Die politischen „Eliten“ – sprich: Fürst (Simon-Luca Papendorf), Wesir (Maik Sillies) und Sekretär (Marvin Bült) – halten sich einen Furcht einflößenden Drachen, der einmal pro Jahr Tribut gegen Verschonung der Stadt einfordert: eine Siebzehnjährige (Bedingung: Jungfrau). Folge: Per Gesetz und Theorie kommen alle Siebzehnjährigen in Frage (es ist eine Sage), auch die drei Töchter der drei Elite-Politiker (Juwelia: Marlen Arends, Rubinia: Rebecca Lögers da Silva, Safiria: Melanie Brockmann). Die drei Herren kommen plump-gewitzt überein, ihre drei Töchter herauszumauscheln, indem sie sophistisch das Naturrecht gegen das Staatsrecht ausspielen.
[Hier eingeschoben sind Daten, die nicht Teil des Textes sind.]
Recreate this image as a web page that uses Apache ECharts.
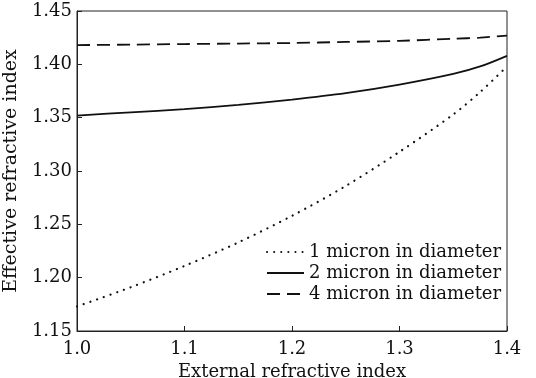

Damit wären – wie immer – drei arme Mädchen aus dem Volke im Lostopf: die kecke und fäkalienstarke Ofelja (Mareen Nykamp) und die beiden braveren Afanja (Mareen Wassink) und Filinja (Mascha Reuvers).
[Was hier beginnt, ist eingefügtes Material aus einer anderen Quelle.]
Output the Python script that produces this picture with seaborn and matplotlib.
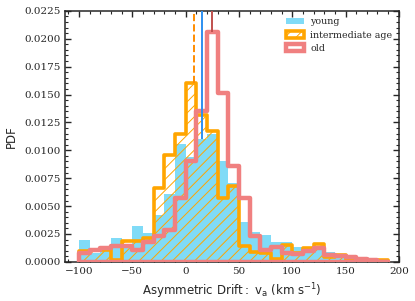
import numpy as np
import pandas as pd
import matplotlib as mpl
import matplotlib.pyplot as plt
import seaborn as sns

# binned PDFs, bins of 10 km/s from -100 to 190
bin_edges = np.arange(-100, 200, 10)
bin_centers = bin_edges[:-1] + 5

young = [0.0020, 0.0008, 0.0012, 0.0021, 0.0013, 0.0032, 0.0026, 0.0042, 0.0061, 0.0106,
         0.0094, 0.0110, 0.0115, 0.0090, 0.0071, 0.0036, 0.0027, 0.0024, 0.0018, 0.0018,
         0.0013, 0.0012, 0.0011, 0.0009, 0.0006, 0.0005, 0.0004, 0.0002, 0.0001]
intermediate = [0.0010, 0.0011, 0.0011, 0.0002, 0.0019, 0.0019, 0.0021, 0.0066, 0.0096, 0.0115,
                0.0160, 0.0132, 0.0117, 0.0057, 0.0068, 0.0014, 0.0009, 0.0008, 0.0003, 0.0015,
                0.0008, 0.0012, 0.0016, 0.0004, 0.0006, 0.0002, 0.0002, 0.0002, 0.0002]
old = [0.0008, 0.0011, 0.0012, 0.0014, 0.0014, 0.0011, 0.0018, 0.0023, 0.0029, 0.0057,
       0.0090, 0.0135, 0.0206, 0.0151, 0.0086, 0.0057, 0.0023, 0.0011, 0.0013, 0.0008,
       0.0007, 0.0010, 0.0012, 0.0006, 0.0005, 0.0004, 0.0003, 0.0002, 0.0000]

medians = {"young": 15.0, "intermediate age": 8.0, "old": 24.5}
labels = ["young", "intermediate age", "old"]

sns.set_style("ticks")
plt.rcParams["font.family"] = ["DejaVu Sans"]
plt.rcParams["mathtext.fontset"] = "dejavusans"
plt.rcParams["hatch.color"] = "orange"
plt.rcParams["hatch.linewidth"] = 0.7

fig = plt.figure(figsize=(4.15, 3.01), dpi=100)
ax = fig.add_axes([0.157, 0.13, 0.804, 0.834])

df = pd.DataFrame({"v": bin_centers, "young": young,
                   "intermediate": intermediate, "old": old})
hist_kw = dict(x="v", binwidth=10, binrange=(-100, 190), stat="count", ax=ax)

sns.histplot(data=df, weights="young", element="bars", color="#80dbf7", alpha=1,
             linewidth=0, label="young", zorder=1, **hist_kw)
sns.histplot(data=df, weights="intermediate", element="step", fill=True,
             color="orange", facecolor="none", edgecolor="orange", hatch="///",
             linewidth=2.6, label="intermediate age", zorder=2, **hist_kw)
sns.histplot(data=df, weights="old", element="step", fill=True, color="#f08080",
             facecolor="none", edgecolor="#f08080", linewidth=3.2, alpha=0.95,
             label="old", zorder=3, **hist_kw)

ymax = 0.0225
for name, vals, col, ls in [("intermediate age", intermediate, "darkorange", "--"),
                            ("young", young, "#2d8ff0", "-"),
                            ("old", old, "#c0504d", "-")]:
    m = medians[name]
    h = vals[np.searchsorted(bin_edges, m, side="right") - 1]
    ax.vlines(m, h, ymax, color=col, linestyle=ls, lw=1.4, zorder=4)

ax.set_xlim(-113, 200)
ax.set_ylim(0, ymax)
ax.xaxis.set_major_locator(mpl.ticker.MultipleLocator(50))
ax.xaxis.set_minor_locator(mpl.ticker.MultipleLocator(10))
ax.yaxis.set_major_locator(mpl.ticker.MultipleLocator(0.0025))
ax.yaxis.set_minor_locator(mpl.ticker.MultipleLocator(0.0005))
ax.yaxis.set_major_formatter(mpl.ticker.FormatStrFormatter("%0.4f"))
ax.tick_params(which="both", direction="in", top=True, right=True, labelsize=7.5)
ax.tick_params(which="major", length=4, width=1)
ax.tick_params(which="minor", length=2, width=0.8)
for lab in ax.get_xticklabels() + ax.get_yticklabels():
    lab.set_family("DejaVu Serif")
for s in ax.spines.values():
    s.set_linewidth(1.1)

ax.set_xlabel(r"$\mathrm{Asymmetric\ Drift:\ v_a}$ (km s$^{-1}$)", fontsize=8.5,
              family="DejaVu Sans")
ax.set_ylabel("PDF", fontsize=8.5, family="DejaVu Sans")

handles, labs = ax.get_legend_handles_labels()
order = [labs.index(l) for l in labels]
ax.legend([handles[i] for i in order], [labs[i] for i in order], loc="upper right",
          frameon=False, prop={"family": "DejaVu Serif", "size": 6.8},
          handlelength=2.0, handletextpad=0.6, borderaxespad=0.3, labelspacing=0.45)

fig.savefig("out.png", dpi=100)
Die Perfidie der Großkopfeten besteht nicht nur darin, ihre eigenen Töchter raushalten zu wollen, sondern auch darin, dass sie den Deal mit dem Drachen benutzen, um das Volk gefügig zu machen und den Geschäftsleuten von Drachenburg durch die Vermarktung des Drachen (Julia Henkenborg) eine gute Einnahmequelle zu verschaffen: Metzgerin (Anne-Roos Lieven), Händlerin (Lea Oude Enkberink), Wäscherin (Eva-Lilly Zare). Weil die Manipulation des Lostopfes misslingt, steht auf einmal auch Juwelia als Drachenfutter zur Verfügung. Ausweg: Wenn ein Held den Drachen töten würde (was hoffentlich nicht passieren wird!), dürfte er zur Belohnung Juwelia heiraten und den Fürstenschatz ernten.
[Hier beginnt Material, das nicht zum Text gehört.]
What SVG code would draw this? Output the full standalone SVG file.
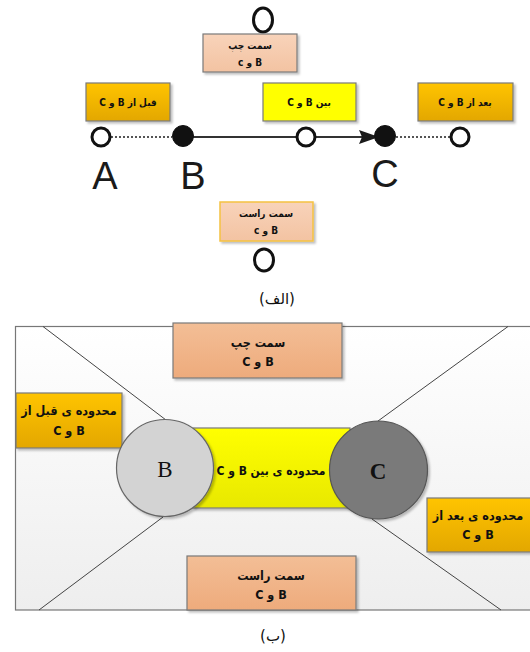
<svg xmlns="http://www.w3.org/2000/svg" width="530" height="652" viewBox="0 0 530 652">
<defs>
<linearGradient id="gPeachA" x1="0" y1="0" x2="0" y2="1"><stop offset="0" stop-color="#F8D3BA"/><stop offset="1" stop-color="#F3C3A2"/></linearGradient>
<linearGradient id="gPeachB" x1="0" y1="0" x2="0" y2="1"><stop offset="0" stop-color="#F3BE96"/><stop offset="1" stop-color="#EEAB7C"/></linearGradient>
<linearGradient id="gGold" x1="0" y1="0" x2="0" y2="1"><stop offset="0" stop-color="#FFC400"/><stop offset="1" stop-color="#E3A700"/></linearGradient>
<linearGradient id="gYellow" x1="0" y1="0" x2="0" y2="1"><stop offset="0" stop-color="#FFFF00"/><stop offset="1" stop-color="#E8E800"/></linearGradient>
<linearGradient id="gBg" x1="0" y1="0" x2="0" y2="1"><stop offset="0" stop-color="#FFFFFF"/><stop offset="1" stop-color="#EEEEEE"/></linearGradient>
<filter id="sh" x="-10%" y="-10%" width="125%" height="130%"><feDropShadow dx="2" dy="2" stdDeviation="1.2" flood-color="#000" flood-opacity="0.25"/></filter>
<marker id="arr" viewBox="0 0 20 14" refX="19" refY="7" markerWidth="20" markerHeight="14" markerUnits="userSpaceOnUse" orient="auto"><path d="M0,0 L20,7 L0,14 L3,7 z" fill="#1a1a1a"/></marker>
</defs>
<style>
.box{stroke:#7a7a7a;stroke-width:1.2;filter:url(#sh)}
.fa{font-family:"DejaVu Sans Condensed","DejaVu Sans",sans-serif;font-stretch:condensed;font-weight:bold;fill:#111;text-anchor:middle;direction:rtl;unicode-bidi:embed}
.s1{font-size:10px}
.s2{font-size:12.5px}
.s3{font-size:12px}
.open{fill:#fff;stroke:#111;stroke-width:3}
.dot{fill:#111;stroke:#111;stroke-width:1}
.lbl{font-family:"Liberation Sans",sans-serif;font-size:38px;fill:#1a1a1a;text-anchor:middle}
.cap{font-family:"DejaVu Sans",sans-serif;font-size:15px;fill:#111;text-anchor:middle;direction:rtl;unicode-bidi:embed}
.diag{stroke:#444;stroke-width:1;fill:none}
</style>

<!-- Part (a) -->
<g id="connectors-a">
<line x1="111" y1="137" x2="172" y2="137" stroke="#555" stroke-width="2.2" stroke-dasharray="2,2"/>
<line x1="396" y1="137" x2="450" y2="137" stroke="#555" stroke-width="2.2" stroke-dasharray="2,2"/>
<line x1="193" y1="137" x2="378" y2="137" stroke="#333" stroke-width="2" marker-end="url(#arr)"/>
</g>
<g id="point-top"><ellipse class="open" cx="263" cy="20" rx="9.5" ry="12"/></g>
<g id="box-left-a"><rect class="box" x="203" y="34" width="94" height="38" fill="url(#gPeachA)"/><text class="fa s1" x="250" y="49">سمت چپ</text><text class="fa s1" x="250" y="66">B و c</text></g>
<g id="box-before-a"><rect class="box" x="86" y="83" width="84" height="38" fill="url(#gGold)"/><text class="fa s1" x="128" y="106">قبل از B و C</text></g>
<g id="box-between-a"><rect class="box" x="263" y="83" width="93" height="38" fill="#FFFF00"/><text class="fa s1" x="309" y="106">بین B و C</text></g>
<g id="box-after-a"><rect class="box" x="418" y="83" width="95" height="38" fill="url(#gGold)"/><text class="fa s1" x="465" y="106">بعد از B و C</text></g>
<g id="point-A"><circle class="open" cx="101" cy="137" r="9"/><text class="lbl" x="105" y="189">A</text></g>
<g id="point-B"><circle class="dot" cx="183" cy="136" r="10.5"/><text class="lbl" x="193" y="189">B</text></g>
<g id="point-mid"><circle class="open" cx="306" cy="137" r="9"/></g>
<g id="point-C"><circle class="dot" cx="385" cy="136" r="10.5"/><text class="lbl" x="385" y="187">C</text></g>
<g id="point-right"><circle class="open" cx="460" cy="137" r="9"/></g>
<g id="box-right-a"><rect x="220" y="202" width="93" height="39" fill="url(#gPeachA)" stroke="#F5C242" stroke-width="1.5" filter="url(#sh)"/><text class="fa s1" x="266" y="217">سمت راست</text><text class="fa s1" x="266" y="234">B و c</text></g>
<g id="point-bottom"><ellipse class="open" cx="264" cy="260" rx="9.5" ry="11"/></g>
<text class="cap" x="277" y="304">(الف)</text>

<!-- Part (b) -->
<g id="region-bg"><rect x="15.5" y="326.5" width="520" height="283.5" fill="url(#gBg)" stroke="#777" stroke-width="1.2"/></g>
<g id="connectors-b">
<line class="diag" x1="43" y1="326.5" x2="166" y2="420"/>
<line class="diag" x1="508" y1="326.5" x2="378" y2="421"/>
<line class="diag" x1="163" y1="517" x2="39" y2="610"/>
<line class="diag" x1="372" y1="519" x2="501" y2="610"/>
</g>
<g id="box-left-b"><rect class="box" x="173" y="323" width="169" height="55" fill="url(#gPeachB)" stroke="#555"/><text class="fa s2" x="258" y="347">سمت چپ</text><text class="fa s2" x="258" y="366">B و C</text></g>
<g id="box-before-b"><rect class="box" x="16" y="393" width="106" height="55" fill="url(#gGold)"/><text class="fa s2" x="69" y="415">محدوده ی قبل از</text><text class="fa s2" x="69" y="435">B و C</text></g>
<g id="box-between-b"><rect class="box" x="193" y="428" width="157" height="80" fill="url(#gYellow)"/></g>
<g id="circle-B"><circle cx="165" cy="468" r="48.5" fill="#D3D3D3" stroke="#666" stroke-width="1.2" filter="url(#sh)"/><text x="165" y="477" font-family="Liberation Serif, serif" font-size="23" fill="#111" text-anchor="middle">B</text></g>
<g id="circle-C"><circle cx="378.5" cy="470" r="49" fill="#7A7A7A" stroke="#555" stroke-width="1.2" filter="url(#sh)"/><text x="378" y="479" font-family="Liberation Serif, serif" font-size="23" font-weight="bold" fill="#111" text-anchor="middle">C</text></g>
<g id="label-between-b"><text class="fa s3" x="271" y="475">محدوده ی بین B و C</text></g>
<g id="box-after-b"><rect class="box" x="427" y="498" width="110" height="54" fill="url(#gGold)"/><text class="fa s2" x="478" y="520">محدوده ی بعد از</text><text class="fa s2" x="478" y="539">B و C</text></g>
<g id="box-right-b"><rect class="box" x="187" y="556" width="169" height="54" fill="url(#gPeachB)" stroke="#555"/><text class="fa s2" x="271" y="580">سمت راست</text><text class="fa s2" x="271" y="599">B و C</text></g>
<text class="cap" x="273" y="641">(ب)</text>
</svg>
Besonders erheiternd war die Drachenkampfszene: Eine „Ansagerin“ (Francisca Ribeiro) schilderte in der dramatischen Manier eines Radiosportreporters den – nicht sichtbaren – Kampf, der durch die Bahren-Ankunft der drei Drachenköpfe gekrönt wurde (tragende Rollen: Coline Junghans, Philip Schrigten). Die Pflegerin (Rebecca Engel) hatte ihr Tun. Die Großkopfeten, einschließlich Fürstin (Hiba Said), mussten abtreten. Werbeeinlagen (Gia Linh Banh) und Lottoanklänge waren weitere spaßige Einfälle. Die Beleuchtung steuerte Ali Cankaya.Es war ein pointierter Spaß mit viel kritischem Hintersinn, sehr gut ausgesucht fürs Schülertheater. (Bernd Durstewitz)
Der Förderkreis unterstützte die Probenarbeiten mit einem Zuschuss in Höhe von rund 300,- EUR.